Hayden is a visual artist who splices together witty wordplay with carefully chosen found photographs, often subverting the meaning of both. Not one to be tied to just one medium, Hayden also works with sculpture, drawing, and printmaking.
His new show ‘The Top Ten’ at Cob Galley Camden, is a collection of the ten most popular artworks from his successful typewriter series, and will tour around the world this summer.
BM – Why did you decide to re-curate the typewriter series into this new show?
HK – I was getting loads of enquiries about the same works again and again in ‘The Hot One Hundred’ and not wanting to keep producing the A4 versions it seemed logical to produce larger print editions of the most popular and some of my personal favorites.
BM – Your work masks a poignant message under a veil of comedy. Why do you think this contrast is necessary to deliver your message?
HK – I don’t think it’s crucial. I just fucking love laughing. I have an extreme sense of humour; it’s virtually a disability. I find EVERYTHING funny. I wish I had control over it, I’m envious of people who can control laughter but I think they are few and far between, this is another reason I love to use humour in my work – laughter is convulsive, you don’t decide what to laugh at. You laugh, then you worry about whether or not you should have later.
BM – You identify yourself as a ‘Pop Artist’, when most pop art is vacuous. You seem to have a deeper ideology than just making money. Why do you identify with Pop Art so much?
HK – I think I’m becoming more and more of a ‘Pop Artist’ in the sense that my work is becoming more and more popular. Popularity is important to me. I want my work to be liked. Find me an artist that doesn’t and I’ll show you a liar.
BM – Do you believe in a high art/ low art distinction, and where would you place yourself?
HK – I believe it’s either Art or it isn’t Art, and unfortunately I see ‘it isn’t Art’ by far too many people that call themselves artists.
BM – Why do you think that you often get grouped amongst the ‘street artists’, despite doing very little work outside?
HK – Because people don’t know where to put me. We are all obsessed with compartmentalising everything, everyone, it helps us attempt to understand these terrifying surroundings.
BM – As a lot of your work is humorous, does that mean that it is fun to make, or can it be stressful at times?
HK – There is a common misconception that artists are just having a great time splashing paint around a lofty studio, smoking roll-ups and shagging loads of girls.
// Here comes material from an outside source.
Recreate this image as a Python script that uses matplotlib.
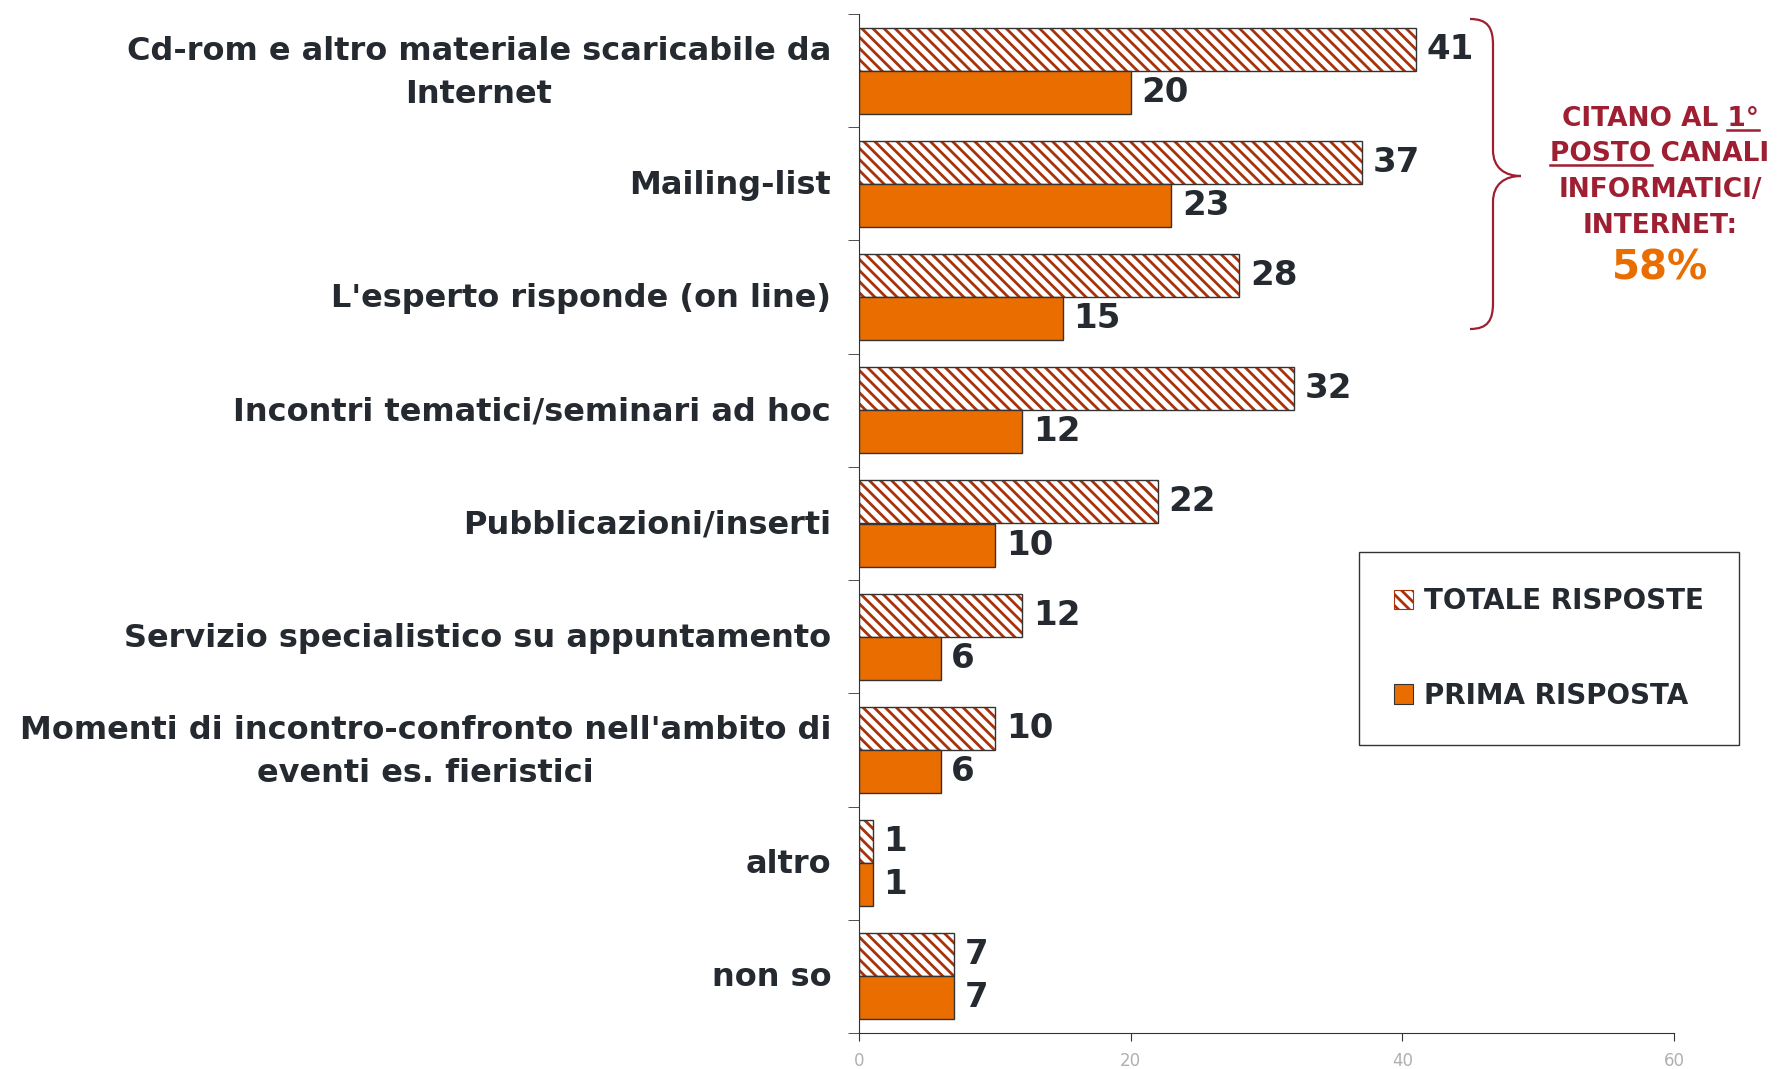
import matplotlib
matplotlib.use("Agg")
from matplotlib import pyplot as plt
from matplotlib.patches import Patch, PathPatch
from matplotlib.path import Path
from matplotlib.transforms import ScaledTranslation

categories = [
    "Cd-rom e altro materiale scaricabile da\nInternet",
    "Mailing-list",
    "L'esperto risponde (on line)",
    "Incontri tematici/seminari ad hoc",
    "Pubblicazioni/inserti",
    "Servizio specialistico su appuntamento",
    "Momenti di incontro-confronto nell'ambito di\neventi es. fieristici",
    "altro",
    "non so",
]
totale = [41, 37, 28, 32, 22, 12, 10, 1, 7]
prima = [20, 23, 15, 12, 10, 6, 6, 1, 7]
xticks = [0, 20, 40, 60]

ORANGE = '#EA6D00'
HATCH = '#A8320A'
MAROON = '#9E1F32'
DARK = '#252a30'

plt.rcParams['hatch.linewidth'] = 2.0
plt.rcParams['font.family'] = 'DejaVu Sans'

W, H = 1780, 1069
fig = plt.figure(figsize=(W / 100, H / 100), dpi=100)
ax = fig.add_axes([859 / W, 1 - 1033 / H, (1674 - 859) / W, (1033 - 14) / H])

y = list(range(len(categories)))
bh = 0.38
y_tot = [v - bh / 2 for v in y]
y_pri = [v + bh / 2 for v in y]

ax.barh(y_tot, totale, height=bh, color='white', edgecolor=HATCH, linewidth=0, hatch='\\\\\\')
ax.barh(y_tot, totale, height=bh, fill=False, edgecolor='#333333', linewidth=1.0)
ax.barh(y_pri, prima, height=bh, color=ORANGE, edgecolor='#333333', linewidth=1.0)

for yy, v in zip(y_tot, totale):
    ax.text(v + 0.8, yy, str(v), va='center', ha='left', fontsize=24.5, fontweight='bold', color=DARK)
for yy, v in zip(y_pri, prima):
    ax.text(v + 0.8, yy, str(v), va='center', ha='left', fontsize=24.5, fontweight='bold', color=DARK)

ax.set_xlim(0, 60)
ax.set_ylim(len(categories) - 0.5, -0.5)
ax.set_xticks(xticks)
ax.tick_params(axis='x', colors='#333333', labelcolor='#b0b0b0', labelsize=12, length=6, pad=8)
ax.set_yticks(y)
ax.set_yticklabels(categories, fontsize=23, fontweight='bold', color=DARK,
                   multialignment='center', linespacing=1.5)
ax.tick_params(axis='y', which='major', length=0, pad=20)
ax.set_yticks([v - 0.5 for v in y] + [len(categories) - 0.5], minor=True)
ax.tick_params(axis='y', which='minor', length=8, color='#333333')
for s in ['top', 'right']:
    ax.spines[s].set_visible(False)
for s in ['left', 'bottom']:
    ax.spines[s].set_color('#333333')

# nudge labels up a little (two-line ones more)
for lab in ax.get_yticklabels():
    dy = 0.07 if '\n' in lab.get_text() else 0.02
    lab.set_transform(lab.get_transform() + ScaledTranslation(0, dy, fig.dpi_scale_trans))

handles = [Patch(facecolor='white', edgecolor=HATCH, hatch='\\\\\\', linewidth=0.8),
           Patch(facecolor=ORANGE, edgecolor='#333333', linewidth=0.8)]
leg = fig.legend(handles, ['TOTALE RISPOSTE', 'PRIMA RISPOSTA'], loc='center',
                 bbox_to_anchor=((1354 + 1744) / 2 / W, 1 - (553 + 744) / 2 / H),
                 fancybox=False, edgecolor='#333333', framealpha=1,
                 prop={'size': 20, 'weight': 'bold'}, labelcolor=DARK,
                 handlelength=0.7, handleheight=0.7, handletextpad=0.4,
                 borderpad=1.25, labelspacing=2.4, borderaxespad=0)
leg.get_frame().set_linewidth(1.0)

# brace
def fp(px, py):
    return (px / W, 1 - py / H)

verts = [fp(1470, 19), fp(1488, 19), fp(1493, 28), fp(1493, 45),
         fp(1493, 150),
         fp(1493, 168), fp(1505, 176), fp(1521, 176),
         fp(1505, 176), fp(1493, 184), fp(1493, 202),
         fp(1493, 303),
         fp(1493, 320), fp(1488, 329), fp(1470, 329)]
codes = [Path.MOVETO, Path.CURVE4, Path.CURVE4, Path.CURVE4,
         Path.LINETO,
         Path.CURVE4, Path.CURVE4, Path.CURVE4,
         Path.CURVE4, Path.CURVE4, Path.CURVE4,
         Path.LINETO,
         Path.CURVE4, Path.CURVE4, Path.CURVE4]
fig.add_artist(PathPatch(Path(verts, codes), transform=fig.transFigure,
                         fill=False, edgecolor=MAROON, linewidth=1.6))

# annotation text
cx = 1660
lines = ["CITANO AL 1°", "POSTO CANALI", "INFORMATICI/", "INTERNET:"]
ly = [119, 154, 190, 226]
TS = 19
txts = []
for t, py in zip(lines, ly):
    txts.append(fig.text(cx / W, 1 - py / H, t, ha='center', va='center',
                         fontsize=TS, fontweight='bold', color=MAROON))
fig.text(cx / W, 1 - 268 / H, "58%", ha='center', va='center',
         fontsize=29, fontweight='bold', color=ORANGE)

fig.canvas.draw()
r = fig.canvas.get_renderer()

def width_of(s, size=TS):
    tmp = fig.text(0, 0, s, fontsize=size, fontweight='bold')
    w = tmp.get_window_extent(r).width
    tmp.remove()
    return w

b0 = txts[0].get_window_extent(r)
w1 = width_of("1°")
uy = b0.y0 + 2
fig.add_artist(plt.Line2D([(b0.x1 - w1) / W, b0.x1 / W], [uy / H, uy / H], color=MAROON, lw=1.8))
b1 = txts[1].get_window_extent(r)
w2 = width_of("POSTO")
uy = b1.y0 + 2
fig.add_artist(plt.Line2D([b1.x0 / W, (b1.x0 + w2) / W], [uy / H, uy / H], color=MAROON, lw=1.8))

fig.savefig('out.png', dpi=100)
I just smoke the roll-ups.
BM – How much of what you do is hyperbole?
HK – You can take my work however you like, just as long as you take it.
BM – Sometimes it’s hard to tell who it is you’re making fun of in your work, the subject of the piece or the viewer, or even society as a whole, is this intentional?
HK – I don’t want to make work that's instantly or easily resolved. Questions that you answer, you tend to move on and away from. I want you to keep coming back to me.
BM – A lot of your work is text and found imagery based, how do you collate your ideas. Do you sketch or is your sketchbook full of lists?
HK – I have piles and piles of sketchbooks full of ideas. I hope when I’m dead they’ll slowly all come to life as I’ll never find the time to make them all exist in my lifetime.
BM – Do you believe an artist should have to explain their work, or is it the public’s role to decipher it?
HK- I don’t think art should have to be explained. It should be simple. Ask yourself do I like this? If you do, you do, if you don’t you don’t. You shouldn’t make it much harder.